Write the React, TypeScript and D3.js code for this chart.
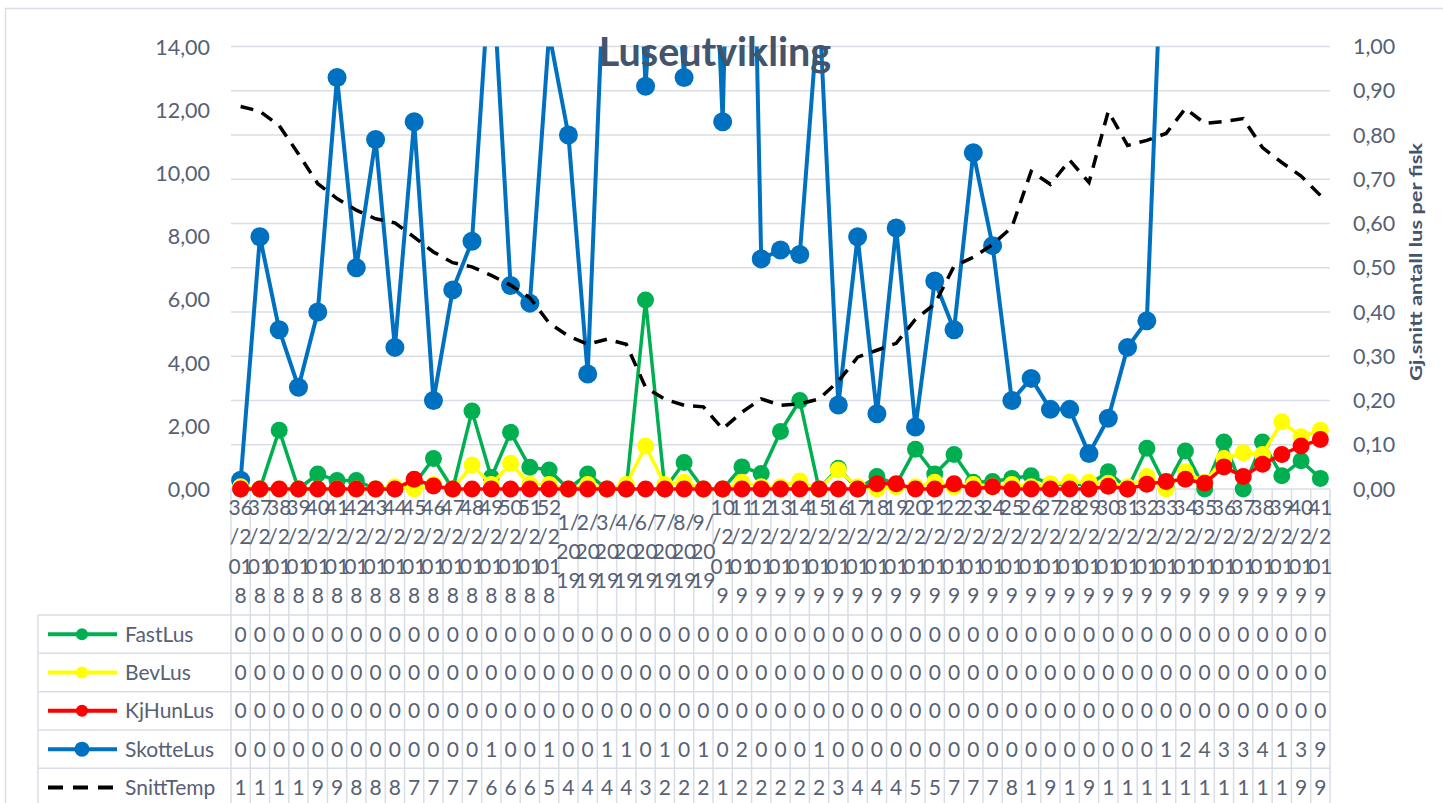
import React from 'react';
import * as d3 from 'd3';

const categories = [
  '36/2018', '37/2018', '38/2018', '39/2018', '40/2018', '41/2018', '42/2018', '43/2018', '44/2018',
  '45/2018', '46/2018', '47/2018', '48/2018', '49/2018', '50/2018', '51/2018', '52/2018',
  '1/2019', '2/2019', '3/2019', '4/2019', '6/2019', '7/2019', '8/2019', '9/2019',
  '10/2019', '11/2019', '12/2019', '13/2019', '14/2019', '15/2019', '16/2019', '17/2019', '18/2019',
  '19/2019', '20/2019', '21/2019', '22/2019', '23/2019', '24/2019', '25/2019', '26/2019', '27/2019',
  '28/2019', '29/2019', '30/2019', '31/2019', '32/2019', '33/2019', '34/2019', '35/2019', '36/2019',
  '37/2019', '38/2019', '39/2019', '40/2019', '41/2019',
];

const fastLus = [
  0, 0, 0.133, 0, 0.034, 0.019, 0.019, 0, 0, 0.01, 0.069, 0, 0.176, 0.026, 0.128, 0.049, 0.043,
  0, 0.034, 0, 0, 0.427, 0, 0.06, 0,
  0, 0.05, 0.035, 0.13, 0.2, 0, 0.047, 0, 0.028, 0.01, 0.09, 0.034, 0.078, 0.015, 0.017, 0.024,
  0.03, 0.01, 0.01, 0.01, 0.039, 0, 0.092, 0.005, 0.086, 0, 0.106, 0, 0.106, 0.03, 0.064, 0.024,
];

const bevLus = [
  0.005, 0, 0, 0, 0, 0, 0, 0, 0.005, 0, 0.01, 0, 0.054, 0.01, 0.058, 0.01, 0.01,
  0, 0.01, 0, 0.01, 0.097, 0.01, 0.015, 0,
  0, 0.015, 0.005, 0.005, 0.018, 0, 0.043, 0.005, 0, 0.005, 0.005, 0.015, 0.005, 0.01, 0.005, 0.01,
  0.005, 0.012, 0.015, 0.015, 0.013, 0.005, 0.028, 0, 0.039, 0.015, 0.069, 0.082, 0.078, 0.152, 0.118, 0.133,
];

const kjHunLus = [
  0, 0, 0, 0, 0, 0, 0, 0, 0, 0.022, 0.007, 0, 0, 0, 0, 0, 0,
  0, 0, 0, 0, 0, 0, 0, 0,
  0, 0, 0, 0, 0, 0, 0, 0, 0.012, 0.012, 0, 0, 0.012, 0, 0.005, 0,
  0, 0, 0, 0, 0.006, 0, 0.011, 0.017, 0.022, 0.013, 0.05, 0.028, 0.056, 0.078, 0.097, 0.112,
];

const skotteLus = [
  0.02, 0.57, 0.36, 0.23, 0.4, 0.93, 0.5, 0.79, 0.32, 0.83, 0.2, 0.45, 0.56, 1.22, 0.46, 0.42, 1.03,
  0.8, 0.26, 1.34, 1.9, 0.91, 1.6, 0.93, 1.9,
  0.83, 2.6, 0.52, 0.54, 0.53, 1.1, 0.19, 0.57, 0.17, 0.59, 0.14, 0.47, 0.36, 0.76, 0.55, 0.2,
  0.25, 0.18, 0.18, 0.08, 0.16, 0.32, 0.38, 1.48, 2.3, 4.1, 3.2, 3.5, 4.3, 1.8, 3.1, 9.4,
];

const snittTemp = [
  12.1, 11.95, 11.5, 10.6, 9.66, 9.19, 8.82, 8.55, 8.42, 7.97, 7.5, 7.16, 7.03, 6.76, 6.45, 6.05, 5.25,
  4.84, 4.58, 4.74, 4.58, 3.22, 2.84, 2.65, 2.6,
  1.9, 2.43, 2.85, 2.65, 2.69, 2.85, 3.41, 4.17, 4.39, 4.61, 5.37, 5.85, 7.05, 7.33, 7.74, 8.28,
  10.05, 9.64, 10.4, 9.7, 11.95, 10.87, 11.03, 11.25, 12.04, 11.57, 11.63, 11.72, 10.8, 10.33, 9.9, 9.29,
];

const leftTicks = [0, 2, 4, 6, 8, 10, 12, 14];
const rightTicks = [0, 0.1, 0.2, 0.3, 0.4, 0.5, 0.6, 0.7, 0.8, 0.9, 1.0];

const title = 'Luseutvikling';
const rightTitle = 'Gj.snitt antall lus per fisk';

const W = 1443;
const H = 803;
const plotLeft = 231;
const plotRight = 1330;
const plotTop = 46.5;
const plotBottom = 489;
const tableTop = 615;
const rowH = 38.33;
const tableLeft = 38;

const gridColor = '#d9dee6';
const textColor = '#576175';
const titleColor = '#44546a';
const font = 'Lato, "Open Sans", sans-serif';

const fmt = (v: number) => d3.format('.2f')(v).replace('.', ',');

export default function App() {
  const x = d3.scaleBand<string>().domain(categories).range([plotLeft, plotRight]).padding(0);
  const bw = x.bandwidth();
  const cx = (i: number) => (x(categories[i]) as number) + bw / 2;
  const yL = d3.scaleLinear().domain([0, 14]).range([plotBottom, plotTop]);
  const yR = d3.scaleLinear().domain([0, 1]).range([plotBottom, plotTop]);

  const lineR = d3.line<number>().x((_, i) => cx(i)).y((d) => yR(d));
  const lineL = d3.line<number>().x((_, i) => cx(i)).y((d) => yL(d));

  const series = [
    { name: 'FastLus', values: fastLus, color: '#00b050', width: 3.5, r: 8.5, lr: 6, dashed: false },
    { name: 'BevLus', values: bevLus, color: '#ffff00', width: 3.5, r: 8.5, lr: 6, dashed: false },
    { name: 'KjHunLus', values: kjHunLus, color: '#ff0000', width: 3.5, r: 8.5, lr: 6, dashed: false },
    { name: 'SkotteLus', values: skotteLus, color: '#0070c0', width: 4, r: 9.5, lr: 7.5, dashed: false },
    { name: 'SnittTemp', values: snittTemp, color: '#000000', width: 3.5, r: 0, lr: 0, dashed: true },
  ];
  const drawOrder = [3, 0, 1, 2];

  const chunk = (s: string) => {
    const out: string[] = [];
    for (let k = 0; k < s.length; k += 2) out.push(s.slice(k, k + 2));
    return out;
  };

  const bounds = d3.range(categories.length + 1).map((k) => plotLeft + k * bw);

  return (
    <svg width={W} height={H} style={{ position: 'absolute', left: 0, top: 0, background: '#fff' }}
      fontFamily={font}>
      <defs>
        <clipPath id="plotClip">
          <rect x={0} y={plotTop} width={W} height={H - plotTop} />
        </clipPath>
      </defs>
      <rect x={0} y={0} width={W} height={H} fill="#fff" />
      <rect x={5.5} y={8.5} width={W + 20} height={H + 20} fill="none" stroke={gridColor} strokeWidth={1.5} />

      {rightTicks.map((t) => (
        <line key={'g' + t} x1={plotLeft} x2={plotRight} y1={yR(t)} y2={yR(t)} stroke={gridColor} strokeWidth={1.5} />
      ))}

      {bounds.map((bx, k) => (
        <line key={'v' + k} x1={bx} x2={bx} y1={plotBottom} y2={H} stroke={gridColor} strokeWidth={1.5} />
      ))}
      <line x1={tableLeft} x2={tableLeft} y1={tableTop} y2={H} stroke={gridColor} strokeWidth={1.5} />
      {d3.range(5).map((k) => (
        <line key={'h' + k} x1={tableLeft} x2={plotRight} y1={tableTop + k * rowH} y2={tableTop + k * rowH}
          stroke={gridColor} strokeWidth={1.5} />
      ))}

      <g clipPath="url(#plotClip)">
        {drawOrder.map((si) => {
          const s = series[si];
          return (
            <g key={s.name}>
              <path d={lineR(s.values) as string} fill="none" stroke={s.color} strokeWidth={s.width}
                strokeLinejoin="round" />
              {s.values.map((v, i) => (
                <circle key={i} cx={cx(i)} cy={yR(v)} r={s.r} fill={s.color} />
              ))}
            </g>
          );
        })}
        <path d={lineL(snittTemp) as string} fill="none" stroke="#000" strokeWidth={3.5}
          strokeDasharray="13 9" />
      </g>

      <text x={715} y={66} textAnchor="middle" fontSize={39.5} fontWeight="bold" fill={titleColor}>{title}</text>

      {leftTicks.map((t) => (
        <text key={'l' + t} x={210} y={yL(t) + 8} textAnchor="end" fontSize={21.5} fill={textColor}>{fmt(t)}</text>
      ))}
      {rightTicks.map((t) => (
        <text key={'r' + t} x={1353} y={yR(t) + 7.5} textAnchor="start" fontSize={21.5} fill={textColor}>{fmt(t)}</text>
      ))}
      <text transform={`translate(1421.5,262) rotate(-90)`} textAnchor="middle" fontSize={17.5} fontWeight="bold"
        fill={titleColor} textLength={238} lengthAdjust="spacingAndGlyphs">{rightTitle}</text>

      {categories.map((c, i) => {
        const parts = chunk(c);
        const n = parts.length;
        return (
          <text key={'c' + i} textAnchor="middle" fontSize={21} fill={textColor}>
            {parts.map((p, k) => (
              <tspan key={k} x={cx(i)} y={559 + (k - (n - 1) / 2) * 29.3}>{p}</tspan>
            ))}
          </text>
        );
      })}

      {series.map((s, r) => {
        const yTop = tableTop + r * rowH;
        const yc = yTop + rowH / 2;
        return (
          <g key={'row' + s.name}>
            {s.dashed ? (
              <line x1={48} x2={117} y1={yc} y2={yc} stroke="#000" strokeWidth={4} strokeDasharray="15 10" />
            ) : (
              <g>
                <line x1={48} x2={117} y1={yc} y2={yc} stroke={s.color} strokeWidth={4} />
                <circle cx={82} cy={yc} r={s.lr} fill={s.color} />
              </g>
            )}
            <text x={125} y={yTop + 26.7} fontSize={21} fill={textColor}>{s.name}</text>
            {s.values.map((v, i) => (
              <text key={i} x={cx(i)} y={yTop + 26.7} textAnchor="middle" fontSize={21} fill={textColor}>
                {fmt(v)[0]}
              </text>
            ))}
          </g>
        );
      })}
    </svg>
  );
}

┄┄┄┄┄┄┄┄┄┄┄┄┄┄┄┄┄┄┄┄

Begin at the top of the material above and output each line exactly, stopping after the line that holds "import * as d3 from 'd3';". Leave out pictures.

Write the React, TypeScript and D3.js code for this chart.
import React from 'react';
import * as d3 from 'd3';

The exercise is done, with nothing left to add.